The chicken eggs were cast into a pond around AD 270-280 and discovered complete near Aylesbury, Buckinghamshire. While three of the fragile relics broke on exposure, giving off a sulphurous smell, the fourth was recovered intact and is the only one of its kind in Britain.
Stuart Foreman, of Oxford Archaeology, the dig project manager, said: “There’s a very good reason it’s the first and only [such] find in the UK. In a pit that has been waterlogged for thousands of years you get things that would never survive in a dry environment. Three eggs broke, and let off a potent stench. But it’s incredible we even got one out. They were so fragile.”

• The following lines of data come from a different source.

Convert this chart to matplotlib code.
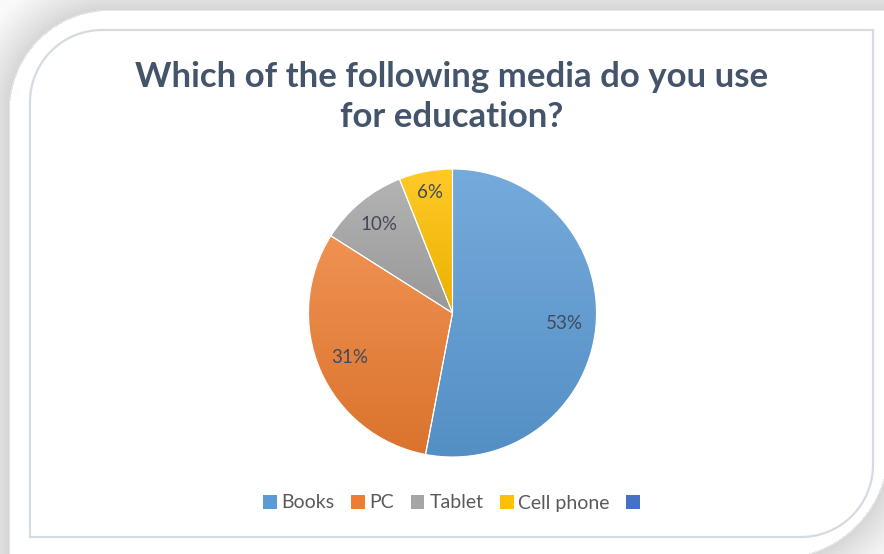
import numpy as np
import matplotlib
matplotlib.use("Agg")
import matplotlib.pyplot as plt
from matplotlib.patches import Patch, PathPatch
from matplotlib.path import Path
from matplotlib.colors import to_rgb

# data
categories = ["Books", "PC", "Tablet", "Cell phone"]
shares = [53, 31, 10, 6]
slice_colors = ["#5B9BD5", "#ED7D31", "#A5A5A5", "#FFC000"]
extra_legend_color = "#4472C4"
title = "Which of the following media do you use\nfor education?"

W, H = 884, 554
fig = plt.figure(figsize=(W / 100, H / 100), dpi=100)
fig.patch.set_facecolor("white")

# ---- background: gray margin with soft shading around a white rounded card
bg = fig.add_axes([0, 0, 1, 1])
bg.axis("off")

yy, xx = np.mgrid[0:H, 0:W] + 0.5
d = np.maximum(10 - xx, 11 - yy)                      # straight edges
r1, c1 = 100, (110, 111)                               # top-left corner
in_c1 = (xx < c1[0]) & (yy < c1[1])
d1 = np.hypot(xx - c1[0], yy - c1[1]) - r1
d = np.where(in_c1, d1, d)
r2, c2 = 110, (778, 448)                               # bottom-right corner
in_c2 = (xx > c2[0]) & (yy > c2[1])
d2 = np.hypot(xx - c2[0], yy - c2[1]) - r2
d = np.where(in_c2, np.maximum(d2, d), d)
shade = np.where(d > 0, 0.83 + 0.15 * np.clip(d / 45, 0, 1) ** 0.8, 1.0)
shade = np.where((d > 0) & (d < 1.5), 0.90, shade)
bg.imshow(np.dstack([shade] * 3), extent=(0, W, H, 0), interpolation="bilinear", zorder=0)


def card_path(x0, y0, x1, y1, r):
    # rectangle with rounded top-left and bottom-right corners
    t = np.linspace(0, np.pi / 2, 30)
    tl = np.column_stack([x0 + r - r * np.cos(t), y0 + r - r * np.sin(t)])
    br = np.column_stack([x1 - r + r * np.cos(t), y1 - r + r * np.sin(t)])
    pts = np.vstack([tl, [[x1, y0]], br, [[x0, y1]], tl[:1]])
    return Path(pts, closed=True)


bg.add_patch(PathPatch(card_path(30, 30, 873, 537, 72), facecolor="white",
                       edgecolor="#D5DBE3", linewidth=1.6, zorder=1))
bg.set_xlim(0, W)
bg.set_ylim(H, 0)

# ---- title
fig.text(452 / W, 1 - 97 / H, title, ha="center", va="center", fontsize=25,
         fontweight="bold", color="#44546A", family="Lato", linespacing=1.3)

# ---- pie with per-slice vertical gradient
cx, cy, R = 452.5, 313, 144
half = 150
ax = fig.add_axes([(cx - half) / W, (H - cy - half) / H, 2 * half / W, 2 * half / H])
ax.axis("off")

wedges, _ = ax.pie(shares, colors=slice_colors, startangle=90, counterclock=False,
                   radius=1, wedgeprops=dict(edgecolor="white", linewidth=0.8))


def shade_color(c, k):
    c = np.array(to_rgb(c))
    return np.clip(c + (1 - c) * k, 0, 1) if k > 0 else c * (1 + k)


for w, col in zip(wedges, slice_colors):
    ext = w.get_path().get_extents()
    top, bot = shade_color(col, 0.16), shade_color(col, -0.08)
    g = np.linspace(0, 1, 256)[:, None, None]
    img = top[None, None, :] * (1 - g) + bot[None, None, :] * g
    im = ax.imshow(img, extent=(ext.x0, ext.x1, ext.y0, ext.y1), origin="upper",
                   aspect="auto", zorder=w.get_zorder() + 0.1, interpolation="bilinear")
    im.set_clip_path(w)
    w.set_facecolor("none")
    w.set_zorder(w.get_zorder() + 0.2)

# percentage labels
label_dist = [0.78, 0.78, 0.80, 0.85]
for w, v, dist in zip(wedges, shares, label_dist):
    ang = np.deg2rad((w.theta1 + w.theta2) / 2)
    ax.text(dist * np.cos(ang), dist * np.sin(ang), f"{v}%", ha="center", va="center",
            fontsize=13.5, color="#404A5A", family="Lato", zorder=5)

lim = half / R
ax.set_xlim(-lim, lim)
ax.set_ylim(-lim, lim)

# ---- legend
handles = [Patch(facecolor=c, edgecolor="none") for c in slice_colors]
handles.append(Patch(facecolor=extra_legend_color, edgecolor="none"))
fig.legend(handles, categories + [""], loc="center", bbox_to_anchor=(454 / W, 1 - 503 / H),
           ncol=5, frameon=False, handlelength=0.7, handleheight=0.7,
           handletextpad=0.25, columnspacing=0.85,
           prop=dict(family="Lato", size=14), labelcolor="#595959")

fig.savefig("out.png", dpi=100)
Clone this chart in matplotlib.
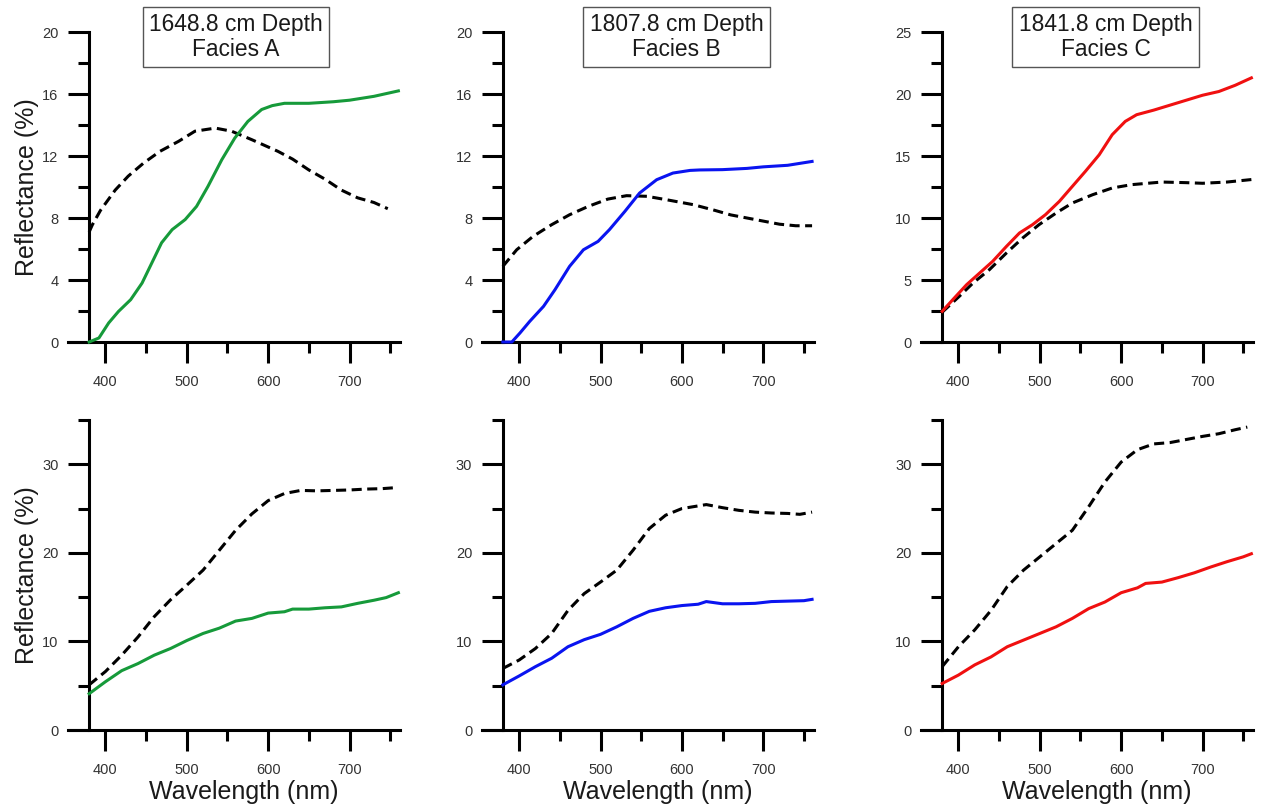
import matplotlib
matplotlib.use("Agg")
import matplotlib.pyplot as plt
from matplotlib.ticker import MultipleLocator
from matplotlib.transforms import blended_transform_factory

plt.rcParams['font.family'] = ['Liberation Sans', 'DejaVu Sans']

# ---- Facies A, 1648.8 cm (top: solid, dashed; bottom: solid, dashed) ----
wl_a_top = [380, 392, 404, 416, 431, 445, 457, 469, 482, 498, 512, 526, 543, 559, 575, 592, 605, 620, 650, 680, 700, 730, 760]
refl_a_top = [0.0, 0.26, 1.23, 1.97, 2.73, 3.8, 5.1, 6.4, 7.25, 7.9, 8.75, 10.04, 11.76, 13.16, 14.23, 15.0, 15.25, 15.4, 15.4, 15.5, 15.6, 15.85, 16.2]
wl_a_top_ref = [380, 384, 394, 412, 428, 447, 467, 490, 510, 535, 555, 580, 612, 630, 650, 670, 690, 710, 730, 747]
refl_a_top_ref = [7.1, 7.57, 8.5, 9.8, 10.7, 11.55, 12.3, 12.95, 13.6, 13.8, 13.6, 13.05, 12.3, 11.8, 11.1, 10.5, 9.8, 9.3, 9.0, 8.6]

wl_a_bot = [380, 400, 420, 440, 460, 480, 500, 520, 540, 560, 580, 600, 620, 630, 650, 670, 690, 710, 730, 745, 760]
refl_a_bot = [4.1, 5.45, 6.7, 7.5, 8.45, 9.2, 10.1, 10.9, 11.5, 12.3, 12.6, 13.2, 13.35, 13.65, 13.65, 13.8, 13.9, 14.3, 14.65, 14.95, 15.5]
wl_a_bot_ref = [380, 400, 420, 440, 460, 480, 500, 520, 540, 560, 580, 600, 620, 640, 660, 680, 700, 720, 740, 755]
refl_a_bot_ref = [5.1, 6.6, 8.45, 10.5, 12.8, 14.7, 16.35, 18.05, 20.3, 22.55, 24.4, 25.9, 26.7, 27.05, 27.0, 27.05, 27.1, 27.2, 27.25, 27.35]

# ---- Facies B, 1807.8 cm ----
wl_b_top = [380, 391, 401, 413, 430, 444, 462, 479, 497, 511, 530, 548, 569, 589, 610, 622, 650, 680, 700, 730, 760]
refl_b_top = [0.0, 0.0, 0.58, 1.33, 2.3, 3.37, 4.88, 5.95, 6.49, 7.25, 8.43, 9.61, 10.47, 10.9, 11.07, 11.1, 11.12, 11.2, 11.3, 11.4, 11.65]
wl_b_top_ref = [380, 397, 417, 440, 462, 485, 509, 532, 557, 581, 614, 640, 660, 680, 700, 720, 740, 760]
refl_b_top_ref = [4.88, 5.95, 6.81, 7.57, 8.21, 8.75, 9.22, 9.44, 9.4, 9.18, 8.86, 8.5, 8.2, 8.0, 7.8, 7.6, 7.5, 7.5]

wl_b_bot = [380, 400, 420, 440, 460, 480, 500, 520, 540, 560, 580, 600, 620, 630, 650, 670, 690, 710, 730, 750, 760]
refl_b_bot = [5.1, 6.1, 7.15, 8.1, 9.4, 10.2, 10.8, 11.65, 12.6, 13.4, 13.8, 14.05, 14.2, 14.5, 14.25, 14.25, 14.3, 14.5, 14.55, 14.6, 14.75]
wl_b_bot_ref = [380, 400, 420, 440, 460, 480, 500, 520, 540, 560, 580, 600, 620, 630, 650, 670, 690, 710, 730, 745, 760]
refl_b_bot_ref = [6.95, 7.9, 9.2, 10.9, 13.5, 15.4, 16.7, 18.05, 20.3, 22.75, 24.25, 25.0, 25.3, 25.45, 25.1, 24.8, 24.6, 24.5, 24.45, 24.35, 24.6]

# ---- Facies C, 1841.8 cm ----
wl_c_top = [380, 393, 410, 426, 442, 459, 475, 491, 507, 524, 540, 556, 573, 589, 605, 619, 640, 660, 680, 700, 720, 740, 760]
refl_c_top = [2.47, 3.41, 4.62, 5.56, 6.5, 7.71, 8.79, 9.46, 10.27, 11.34, 12.55, 13.76, 15.1, 16.72, 17.79, 18.33, 18.7, 19.1, 19.5, 19.9, 20.2, 20.7, 21.3]
wl_c_top_ref = [380, 401, 418, 438, 459, 479, 499, 520, 540, 565, 589, 613, 650, 680, 700, 730, 760]
refl_c_top_ref = [2.4, 3.68, 4.76, 5.83, 7.18, 8.39, 9.46, 10.4, 11.21, 11.88, 12.42, 12.69, 12.9, 12.85, 12.8, 12.9, 13.1]

wl_c_bot = [380, 400, 420, 440, 460, 480, 500, 520, 540, 560, 580, 600, 620, 630, 650, 670, 690, 710, 730, 750, 760]
refl_c_bot = [5.25, 6.2, 7.35, 8.25, 9.4, 10.15, 10.9, 11.65, 12.6, 13.7, 14.45, 15.5, 16.05, 16.55, 16.7, 17.2, 17.75, 18.4, 19.0, 19.55, 19.9]
wl_c_bot_ref = [380, 400, 420, 440, 460, 480, 500, 520, 540, 560, 580, 600, 620, 640, 660, 680, 700, 720, 740, 755]
refl_c_bot_ref = [7.15, 9.4, 11.3, 13.5, 16.2, 18.05, 19.55, 21.05, 22.55, 25.2, 28.0, 30.25, 31.65, 32.3, 32.45, 32.8, 33.15, 33.45, 33.9, 34.2]

titles = ["1648.8 cm Depth\nFacies A", "1807.8 cm Depth\nFacies B", "1841.8 cm Depth\nFacies C"]
colors = ["#169a3a", "#0a14f0", "#f01010"]
top_ylim = [(0, 20, 4, 2), (0, 20, 4, 2), (0, 25, 5, 2.5)]
bottom_ylim = (0, 35, 10, 5)

top_series = [
    (wl_a_top, refl_a_top, wl_a_top_ref, refl_a_top_ref),
    (wl_b_top, refl_b_top, wl_b_top_ref, refl_b_top_ref),
    (wl_c_top, refl_c_top, wl_c_top_ref, refl_c_top_ref),
]
bottom_series = [
    (wl_a_bot, refl_a_bot, wl_a_bot_ref, refl_a_bot_ref),
    (wl_b_bot, refl_b_bot, wl_b_bot_ref, refl_b_bot_ref),
    (wl_c_bot, refl_c_bot, wl_c_bot_ref, refl_c_bot_ref),
]

W, H = 1264, 810
fig = plt.figure(figsize=(W / 100, H / 100), dpi=100)

lefts_px = [68, 481.7, 921]
width_px = 332
rows = [(342, 32), (730, 420)]   # (bottom px, top px)
title_centers_px = [236, 676.5, 1105.5]

LW = 2.2
TICK_COLOR = "#333333"


def style_axes(ax, ymin, ymax, major, minor):
    ax.set_xlim(354, 762)
    ax.set_ylim(ymin, ymax)
    for side in ("top", "right"):
        ax.spines[side].set_visible(False)
    ax.spines["left"].set_position(("data", 380))
    ax.spines["left"].set_linewidth(LW)
    ax.spines["bottom"].set_linewidth(LW)
    ax.yaxis.set_major_locator(MultipleLocator(major))
    ax.yaxis.set_minor_locator(MultipleLocator(minor))
    ax.set_xticks([400, 500, 600, 700])
    ax.set_xticks([450, 550, 650, 750], minor=True)
    ax.tick_params(which="major", direction="out", length=15, width=LW,
                   labelsize=10.5, labelcolor=TICK_COLOR)
    ax.tick_params(which="minor", direction="out", length=8, width=LW)
    ax.tick_params(axis="x", which="major", pad=9)
    ax.tick_params(axis="y", which="major", pad=7)
    ax.patch.set_alpha(0)


for row_idx, (series, (bpx, tpx)) in enumerate(zip([top_series, bottom_series], rows)):
    for col in range(3):
        rect = [lefts_px[col] / W, 1 - bpx / H, width_px / W, (bpx - tpx) / H]
        ax = fig.add_axes(rect)
        if row_idx == 0:
            ymin, ymax, major, minor = top_ylim[col]
        else:
            ymin, ymax, major, minor = bottom_ylim
        style_axes(ax, ymin, ymax, major, minor)
        wl, refl, wl_ref, refl_ref = series[col]
        ax.plot(wl_ref, refl_ref, color="black", lw=LW, dashes=(3.3, 1.8),
                solid_capstyle="butt", clip_on=False, zorder=3)
        ax.plot(wl, refl, color=colors[col], lw=LW, clip_on=False, zorder=4,
                solid_joinstyle="round")

        if col == 0:
            ycen = 1 - (bpx + tpx) / 2 / H
            fig.text(27 / W, ycen, "Reflectance (%)", rotation=90,
                     ha="center", va="center", fontsize=18, color="#1a1a1a")
        if row_idx == 1:
            tr = blended_transform_factory(ax.transData, fig.transFigure)
            ax.text(570, 1 - 792 / H, "Wavelength (nm)", transform=tr,
                    ha="center", va="center", fontsize=18, color="#1a1a1a")
        else:
            fig.text(title_centers_px[col] / W, 1 - 37 / H, titles[col],
                     ha="center", va="center", fontsize=16.4, color="#1a1a1a",
                     linespacing=1.1,
                     bbox=dict(boxstyle="square,pad=0.28", facecolor="white",
                               edgecolor="#555555", linewidth=1.0))

fig.savefig("out.png", dpi=100)
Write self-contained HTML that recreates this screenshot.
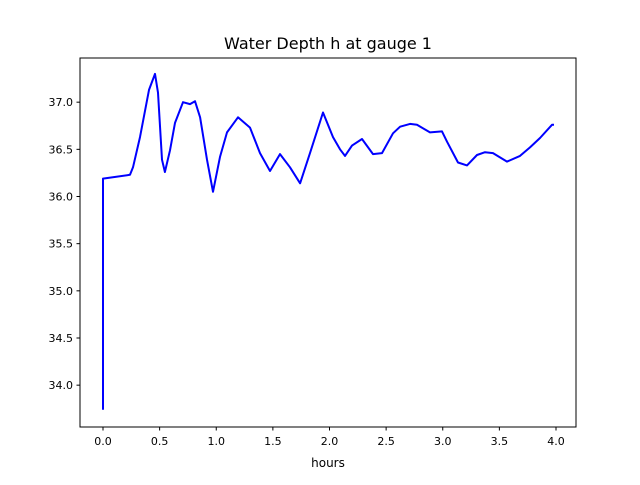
<!DOCTYPE html>
<html><head><meta charset="utf-8"><style>
body{margin:0;background:#fff;}
svg text{font-family:"DejaVu Sans","Liberation Sans",sans-serif;}
</style></head><body>
<svg id="chart" width="640" height="480">
<rect width="640" height="480" fill="#fff"/>
<text x="328" y="49" font-size="16" text-anchor="middle">Water Depth h at gauge 1</text>
<g id="ticks"></g>
<path id="line" fill="none" stroke="#0000ff" stroke-width="2" stroke-linejoin="round"/>
<rect x="80" y="58" width="496" height="369" fill="none" stroke="#000" stroke-width="1"/>
<text x="328" y="467" font-size="12" text-anchor="middle">hours</text>
</svg>
<script>
const hours=[0,0,0.238,0.265,0.327,0.406,0.459,0.486,0.521,0.547,0.592,0.636,0.706,0.768,0.812,0.857,0.918,0.971,1.033,1.095,1.192,1.298,1.386,1.475,1.563,1.651,1.740,1.828,1.943,2.031,2.093,2.137,2.199,2.287,2.384,2.464,2.561,2.623,2.711,2.773,2.887,2.993,3.038,3.135,3.214,3.302,3.373,3.444,3.567,3.682,3.770,3.859,3.965,3.982];
const depth=[33.74,36.19,36.23,36.31,36.63,37.13,37.30,37.10,36.39,36.26,36.49,36.78,37.00,36.98,37.01,36.84,36.39,36.05,36.42,36.68,36.84,36.73,36.46,36.27,36.45,36.31,36.14,36.46,36.89,36.63,36.50,36.43,36.54,36.61,36.45,36.46,36.67,36.74,36.77,36.76,36.68,36.69,36.58,36.36,36.33,36.44,36.47,36.46,36.37,36.43,36.52,36.62,36.76,36.76];
const xTicks=[0,0.5,1,1.5,2,2.5,3,3.5,4];
const yTicks=[34,34.5,35,35.5,36,36.5,37];
const xs=v=>103+v*113.25;
const ys=v=>196.5-(v-36)*94.33;
const NS="http://www.w3.org/2000/svg";
const g=document.getElementById('ticks');
function mk(tag,attrs){const e=document.createElementNS(NS,tag);for(const k in attrs)e.setAttribute(k,attrs[k]);g.appendChild(e);return e;}
xTicks.forEach(t=>{
  const x=xs(t);
  const l=mk('line',{x1:x,x2:x,y1:427,y2:430.5,stroke:'#000'});
  
  
  const tx=mk('text',{x:x,y:445,'font-size':11,'text-anchor':'middle'});
  
  
  tx.textContent=t.toFixed(1);
});
yTicks.forEach(t=>{
  const y=ys(t);
  const l=mk('line',{x1:76.5,x2:80,y1:y,y2:y,stroke:'#000'});
  
  
  const tx=mk('text',{x:73,y:y+4,'font-size':11,'text-anchor':'end'});
  
  
  tx.textContent=t.toFixed(1);
});
document.getElementById('line').setAttribute('d',hours.map((h,i)=>(i?'L':'M')+xs(h).toFixed(1)+' '+ys(depth[i]).toFixed(1)).join(' '));
</script>
</body></html>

The site where the eggs were found is next to an old Roman road that connected the settlements of St Albans, Bicester and Cirencester. Experts said the pit was initially used for malting grain to brew beer from the second to mid-third centuries, before it started being used for offerings. Alongside the eggs were a “very rare” basketry tray, made out of woven oak bands and willow rods, dozens of coins, shoes and wooden tools.
Edward Biddulph, who spent three years analysing the finds, said: “Passers-by would have perhaps stopped to throw in offerings to make a wish for the gods of the underworld to fulfil. The Romans associated eggs with rebirth and fertility, for obvious reasons. We have found chicken bones and broken eggshells in Roman graves in Britain before, but never a complete egg.”